┏━━
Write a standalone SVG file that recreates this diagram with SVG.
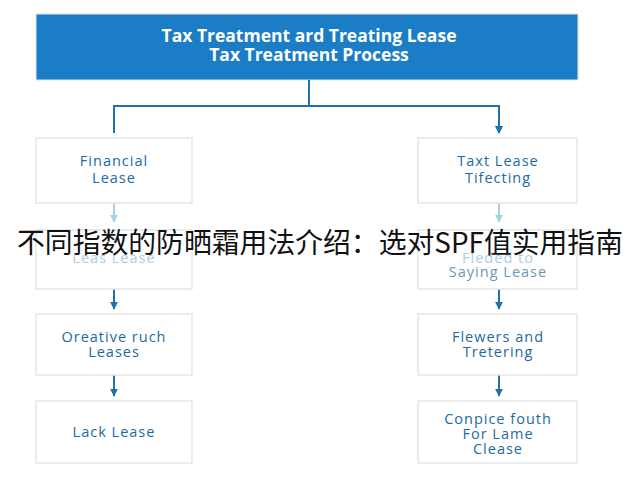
<svg xmlns="http://www.w3.org/2000/svg" width="640" height="480" viewBox="0 0 640 480">
<defs>
<marker id="ah" viewBox="0 0 10 10" refX="9" refY="5" markerWidth="4" markerHeight="4" orient="auto"><path d="M0,0L10,5L0,10z" fill="#1f72ad"/></marker>
<marker id="ahl" viewBox="0 0 10 10" refX="9" refY="5" markerWidth="4" markerHeight="4" orient="auto"><path d="M0,0L10,5L0,10z" fill="#a9cfe6"/></marker>
<style>
.box{fill:#fff;stroke:#e3e6e8;stroke-width:1.5}
.t{font-family:"Open Sans","DejaVu Sans",sans-serif;font-size:14.5px;fill:#1e6aa0;text-anchor:middle;letter-spacing:1px}
.f{fill:#a9cfe6}
.c{stroke:#1f72ad;stroke-width:2;fill:none}
.cl{stroke:#a9cfe6;stroke-width:2;fill:none}
</style>
</defs>
<rect width="640" height="480" fill="#fff"/>
<g id="header">
<rect x="36" y="14" width="542" height="66" fill="#1a7dc5" stroke="#dfe6ec"/>
<text x="309" y="42" font-family="'Open Sans','DejaVu Sans',sans-serif" font-weight="bold" font-size="17.5" fill="#fff" text-anchor="middle">Tax Treatment ard Treating Lease</text>
<text x="309" y="61" font-family="'Open Sans','DejaVu Sans',sans-serif" font-weight="bold" font-size="17.5" fill="#fff" text-anchor="middle">Tax Treatment Process</text>
</g>
<g id="connectors">
<path class="c" d="M309,80V106M114,133V106H499V133" marker-end="url(#ah)"/>
<path class="c" d="M499,106V133" marker-end="url(#ah)"/>
<path class="cl" d="M114,203V222" marker-end="url(#ahl)"/>
<path class="cl" d="M499,203V222" marker-end="url(#ahl)"/>
<path class="c" d="M114,289V309" marker-end="url(#ah)"/>
<path class="c" d="M499,289V309" marker-end="url(#ah)"/>
<path class="c" d="M114,375V396" marker-end="url(#ah)"/>
<path class="c" d="M499,375V396" marker-end="url(#ah)"/>
</g>
<g id="n1"><rect class="box" x="36" y="138" width="156" height="65"/><text class="t" x="114" y="166">Financial</text><text class="t" x="114" y="183">Lease</text></g>
<g id="n2"><rect class="box" x="418" y="138" width="159" height="65"/><text class="t" x="498" y="166">Taxt Lease</text><text class="t" x="498" y="183">Tifecting</text></g>
<g id="n3"><rect class="box" x="36" y="230" width="156" height="59"/><text class="t f" x="114" y="263">Leas Lease</text></g>
<g id="n4"><rect class="box" x="418" y="230" width="159" height="59"/><text class="t f" x="498" y="263">Fleded to</text><text class="t" x="498" y="277" style="fill:#6a98ba">Saying Lease</text></g>
<g id="n5"><rect class="box" x="36" y="314" width="156" height="61"/><text class="t" x="114" y="342">Oreative ruch</text><text class="t" x="114" y="357">Leases</text></g>
<g id="n6"><rect class="box" x="418" y="314" width="159" height="61"/><text class="t" x="498" y="342">Flewers and</text><text class="t" x="498" y="357">Tretering</text></g>
<g id="n7"><rect class="box" x="36" y="401" width="156" height="62"/><text class="t" x="114" y="437">Lack Lease</text></g>
<g id="n8"><rect class="box" x="418" y="401" width="159" height="62"/><text class="t" x="498" y="424">Conpice fouth</text><text class="t" x="498" y="439">For Lame</text><text class="t" x="498" y="454">Clease</text></g>
<text x="320" y="253" font-family="'Noto Sans CJK SC',sans-serif" font-size="28" fill="#111" text-anchor="middle" textLength="606" lengthAdjust="spacingAndGlyphs">不同指数的防晒霜用法介绍：选对SPF值实用指南</text>
</svg>
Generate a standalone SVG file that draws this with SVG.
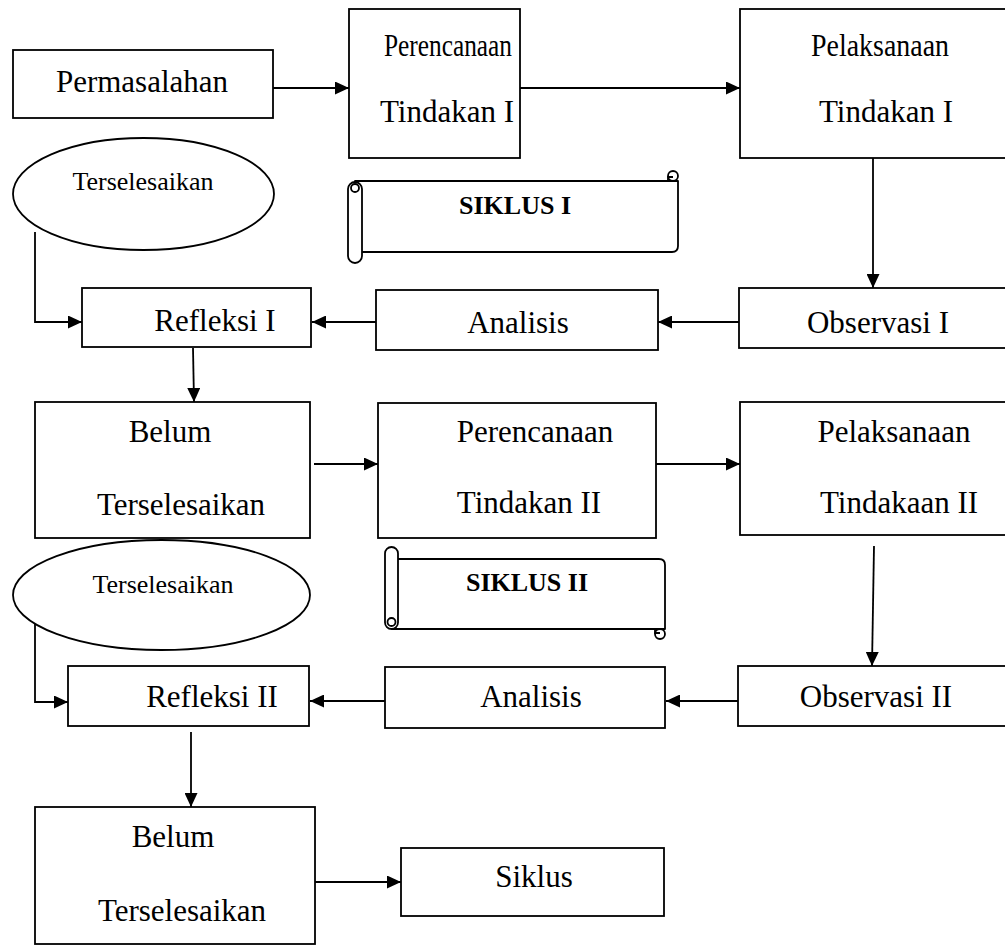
┗━━
PROMPT: Select every line of the material above holding the word "standalone" and copy it.

OUTPUT OF THE TASK:
Write a standalone SVG file that recreates this diagram with SVG.
Generate a standalone SVG file that draws this with SVG.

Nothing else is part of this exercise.